What is needed
Retype the opening lines of the data exactly, stopping after the line that contains "const rightLimit = 8.25;". Skip every picture.

Dataset records
--- start ---
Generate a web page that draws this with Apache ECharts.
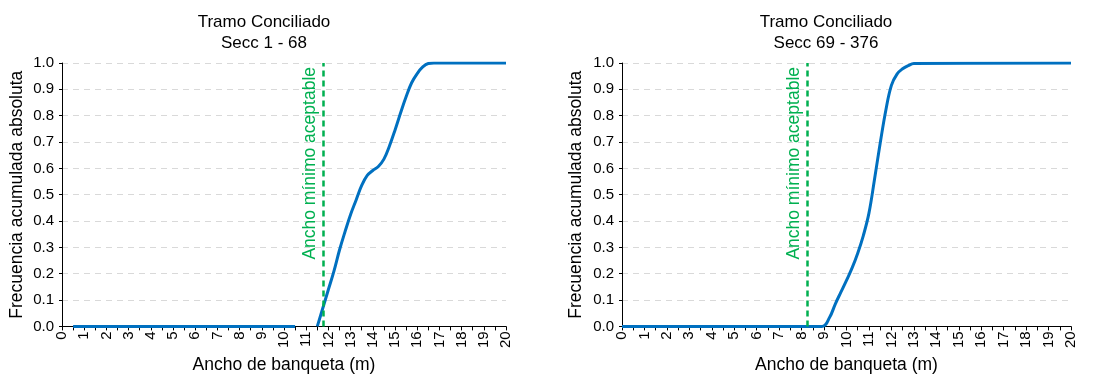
<!DOCTYPE html>
<html>
<head>
<meta charset="utf-8">
<script src="https://cdn.jsdelivr.net/npm/echarts@6/dist/echarts.min.js"></script>
<style>html,body{margin:0;padding:0;background:#fff}#c{width:1094px;height:379px}</style>
</head>
<body>
<div id="c"></div>
<script>
// ---- data ----
const titles = ["Tramo Conciliado\nSecc 1 - 68", "Tramo Conciliado\nSecc 69 - 376"];
const xAxisTitle = "Ancho de banqueta (m)";
const yAxisTitle = "Frecuencia acumulada absoluta";
const limitLabel = "Ancho mínimo aceptable";

const leftWidth = [0.5, 10.5, 11, 11.5, 11.75, 12, 12.25, 12.5, 12.75, 13, 13.25, 13.5, 13.75, 14, 14.25, 14.5, 14.75, 15, 15.25, 15.5, 15.75, 16, 16.25, 16.5, 16.75, 20];
const leftFreq  = [0, 0, null, 0, 0.07, 0.14, 0.21, 0.29, 0.36, 0.425, 0.48, 0.535, 0.573, 0.592, 0.607, 0.635, 0.685, 0.745, 0.81, 0.872, 0.925, 0.96, 0.985, 0.998, 1.0, 1.0];
const leftLimit = 11.75;

const rightWidth = [0, 8.9, 9.25, 9.5, 9.75, 10, 10.25, 10.5, 10.75, 11, 11.25, 11.5, 11.75, 12, 12.25, 12.5, 12.75, 13, 20];
const rightFreq  = [0, 0, 0.035, 0.085, 0.13, 0.175, 0.222, 0.278, 0.345, 0.43, 0.56, 0.695, 0.82, 0.915, 0.958, 0.978, 0.99, 0.998, 1.0];
const rightLimit = 8.25;

// ---- chart ----
const FONT = "'Liberation Sans', Arial, sans-serif";
const BLUE = '#0070C0', GREEN = '#00B050', TXT = '#000';
const pairs = (xs, ys) => xs.map((x, i) => [x, ys[i]]);

function xAx(idx, gap) {
  return {
    type: 'value', gridIndex: idx, min: 0, max: 20, interval: 1,
    name: xAxisTitle, nameLocation: 'middle', nameGap: gap,
    nameTextStyle: { fontFamily: FONT, fontSize: 17.5, color: TXT },
    axisLine: { show: true, onZero: false, lineStyle: { color: '#000', width: 1 } },
    axisTick: { show: true, length: 4, lineStyle: { color: '#000' } },
    minorTick: { show: true, splitNumber: 2, length: 4, lineStyle: { color: '#000' } },
    axisLabel: { rotate: 90, margin: 5, fontFamily: FONT, fontSize: 15, color: TXT },
    splitLine: { show: false }
  };
}
function yAx(idx, gap) {
  return {
    type: 'value', gridIndex: idx, min: 0, max: 1, interval: 0.1,
    name: yAxisTitle, nameLocation: 'middle', nameGap: gap, nameRotate: 90,
    nameTextStyle: { fontFamily: FONT, fontSize: 17.5, color: TXT },
    axisLine: { show: true, lineStyle: { color: '#000', width: 1 } },
    axisTick: { show: true, length: 3, lineStyle: { color: '#000' } },
    axisLabel: { margin: 8, fontFamily: FONT, fontSize: 15, color: TXT,
      formatter: v => v.toFixed(1) },
    splitLine: { show: true, lineStyle: { color: '#d9d9d9', type: [6, 5], width: 1 } }
  };
}
function series(idx, xs, ys, limit) {
  return {
    type: 'line', xAxisIndex: idx, yAxisIndex: idx,
    data: pairs(xs, ys), smooth: 0.4, showSymbol: false, connectNulls: false,
    lineStyle: { color: BLUE, width: 3 }, itemStyle: { color: BLUE },
    markLine: {
      silent: true, symbol: 'none', animation: false,
      data: [{ xAxis: limit }],
      lineStyle: { color: GREEN, type: [6, 4], width: 2.5 },
      label: { show: true, formatter: limitLabel, position: 'insideEndTop',
        distance: 4, color: GREEN, fontFamily: FONT, fontSize: 17.5 }
    }
  };
}

const chart = echarts.init(document.getElementById('c'), null, { renderer: 'canvas' });
chart.setOption({
  animation: false,
  backgroundColor: '#fff',
  title: [
    { text: titles[0], left: 259, top: 7, textAlign: 'center',
      textStyle: { fontFamily: FONT, fontSize: 17, fontWeight: 'normal', color: TXT, lineHeight: 21 } },
    { text: titles[1], left: 821, top: 7, textAlign: 'center',
      textStyle: { fontFamily: FONT, fontSize: 17, fontWeight: 'normal', color: TXT, lineHeight: 21 } }
  ],
  grid: [
    { left: 62, top: 63, width: 444, height: 267 },
    { left: 622, top: 63, width: 449, height: 265 }
  ],
  xAxis: [xAx(0, 26), xAx(1, 28)],
  yAxis: [yAx(0, 36), yAx(1, 37)],
  series: [
    series(0, leftWidth, leftFreq, leftLimit),
    series(1, rightWidth, rightFreq, rightLimit)
  ]
});
</script>
</body>
</html>
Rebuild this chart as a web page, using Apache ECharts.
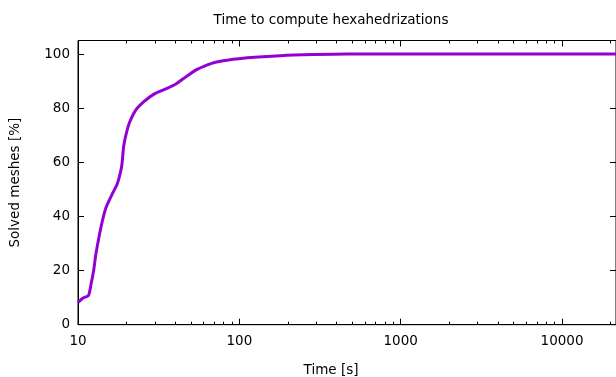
<!DOCTYPE html>
<html>
<head>
<meta charset="utf-8">
<script src="https://cdn.jsdelivr.net/npm/echarts@6/dist/echarts.min.js"></script>
<style>html,body{margin:0;padding:0;background:#fff}#c{width:616px;height:377px}</style>
</head>
<body>
<div id="c"></div>
<script>
const chartTitle = "Time to compute hexahedrizations";
const xAxisName = "Time [s]";
const yAxisName = "Solved meshes [%]";
const times =  [10, 10.7, 11.6, 12.0, 12.5, 12.9, 13.9, 14.9, 16.4, 17.5, 18.2, 18.7, 19.2, 19.8, 20.8, 22.8, 25.7, 29.6, 35.9, 40.4, 44, 47.7, 55, 63.4, 70, 84, 112, 180, 290, 465, 1000, 21600];
const solved = [8.2, 9.8, 10.8, 14.5, 20, 26, 36.2, 43.2, 48.6, 52, 55.5, 59, 66, 70, 74.5, 79.3, 82.5, 85.2, 87.4, 88.9, 90.5, 92.0, 94.4, 96.0, 96.9, 97.7, 98.6, 99.4, 99.8, 100, 100, 100];
const xMajorTicks = [10, 100, 1000, 10000];
const xMinorTicks = [20,30,40,50,60,70,80,90,200,300,400,500,600,700,800,900,2000,3000,4000,5000,6000,7000,8000,9000,20000];
const yTicks = [0, 20, 40, 60, 80, 100];
const xMin = 10, xMax = 21600, yMin = 0, yMax = 105;

const font = "DejaVu Sans";
const fs = 13.5;
const chart = echarts.init(document.getElementById('c'), null, {renderer: 'canvas'});
function xAx(pos, ticks, len, opts) {
  return Object.assign({
    type: 'log', logBase: 10, min: xMin, max: xMax, position: pos,
    axisLine: {show: false},
    axisTick: {show: true, inside: true, length: len, customValues: ticks, lineStyle: {color: '#000', width: 1}},
    axisLabel: {show: false},
    splitLine: {show: false}, minorTick: {show: false}, minorSplitLine: {show: false}
  }, opts || {});
}
chart.setOption({
  animation: false,
  backgroundColor: '#fff',
  title: [
    {text: chartTitle, left: 326, top: 8, textAlign: 'center',
     textStyle: {fontFamily: font, fontSize: fs, fontWeight: 'normal', color: '#000'}},
    {text: xAxisName, left: 326, top: 358, textAlign: 'center',
     textStyle: {fontFamily: font, fontSize: fs, fontWeight: 'normal', color: '#000'}}
  ],
  grid: {left: 77, right: 0, top: 40.5, bottom: 52.3, show: true, borderColor: '#000', borderWidth: 1, backgroundColor: 'transparent'},
  xAxis: [
    xAx('bottom', xMajorTicks, 6, {
      axisLine: {show: true, lineStyle: {color: '#000', width: 1}},
      axisLabel: {show: true, customValues: xMajorTicks, margin: 10, fontFamily: font, fontSize: fs, color: '#000',
        formatter: v => String(Math.round(v))}
    }),
    xAx('bottom', xMinorTicks, 3),
    xAx('top', xMajorTicks, 6),
    xAx('top', xMinorTicks, 3)
  ],
  yAxis: [
    {type: 'value', min: yMin, max: yMax, position: 'left',
     name: yAxisName, nameLocation: 'middle', nameGap: 56,
     nameTextStyle: {fontFamily: font, fontSize: fs, color: '#000'},
     axisLine: {show: true, lineStyle: {color: '#000', width: 1}},
     axisTick: {show: true, inside: true, length: 6, customValues: yTicks, lineStyle: {color: '#000'}},
     axisLabel: {show: true, customValues: yTicks, margin: 8, fontFamily: font, fontSize: fs, color: '#000'},
     splitLine: {show: false}},
    {type: 'value', min: yMin, max: yMax, position: 'right',
     axisLine: {show: false},
     axisTick: {show: true, inside: true, length: 6, customValues: yTicks, lineStyle: {color: '#000'}},
     axisLabel: {show: false}, splitLine: {show: false}}
  ],
  series: [{
    type: 'line', xAxisIndex: 0, yAxisIndex: 0,
    data: times.map((t, i) => [t, solved[i]]),
    showSymbol: false, smooth: 0.25,
    lineStyle: {color: '#9400d3', width: 3},
    itemStyle: {color: '#9400d3'}
  }]
});
</script>
</body>
</html>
--- end ---
Solution to this problem
Generate a web page that draws this with Apache ECharts.
<!DOCTYPE html>
<html>
<head>
<meta charset="utf-8">
<script src="https://cdn.jsdelivr.net/npm/echarts@6/dist/echarts.min.js"></script>
<style>html,body{margin:0;padding:0;background:#fff}#c{width:1094px;height:379px}</style>
</head>
<body>
<div id="c"></div>
<script>
// ---- data ----
const titles = ["Tramo Conciliado\nSecc 1 - 68", "Tramo Conciliado\nSecc 69 - 376"];
const xAxisTitle = "Ancho de banqueta (m)";
const yAxisTitle = "Frecuencia acumulada absoluta";
const limitLabel = "Ancho mínimo aceptable";

const leftWidth = [0.5, 10.5, 11, 11.5, 11.75, 12, 12.25, 12.5, 12.75, 13, 13.25, 13.5, 13.75, 14, 14.25, 14.5, 14.75, 15, 15.25, 15.5, 15.75, 16, 16.25, 16.5, 16.75, 20];
const leftFreq  = [0, 0, null, 0, 0.07, 0.14, 0.21, 0.29, 0.36, 0.425, 0.48, 0.535, 0.573, 0.592, 0.607, 0.635, 0.685, 0.745, 0.81, 0.872, 0.925, 0.96, 0.985, 0.998, 1.0, 1.0];
const leftLimit = 11.75;

const rightWidth = [0, 8.9, 9.25, 9.5, 9.75, 10, 10.25, 10.5, 10.75, 11, 11.25, 11.5, 11.75, 12, 12.25, 12.5, 12.75, 13, 20];
const rightFreq  = [0, 0, 0.035, 0.085, 0.13, 0.175, 0.222, 0.278, 0.345, 0.43, 0.56, 0.695, 0.82, 0.915, 0.958, 0.978, 0.99, 0.998, 1.0];
const rightLimit = 8.25;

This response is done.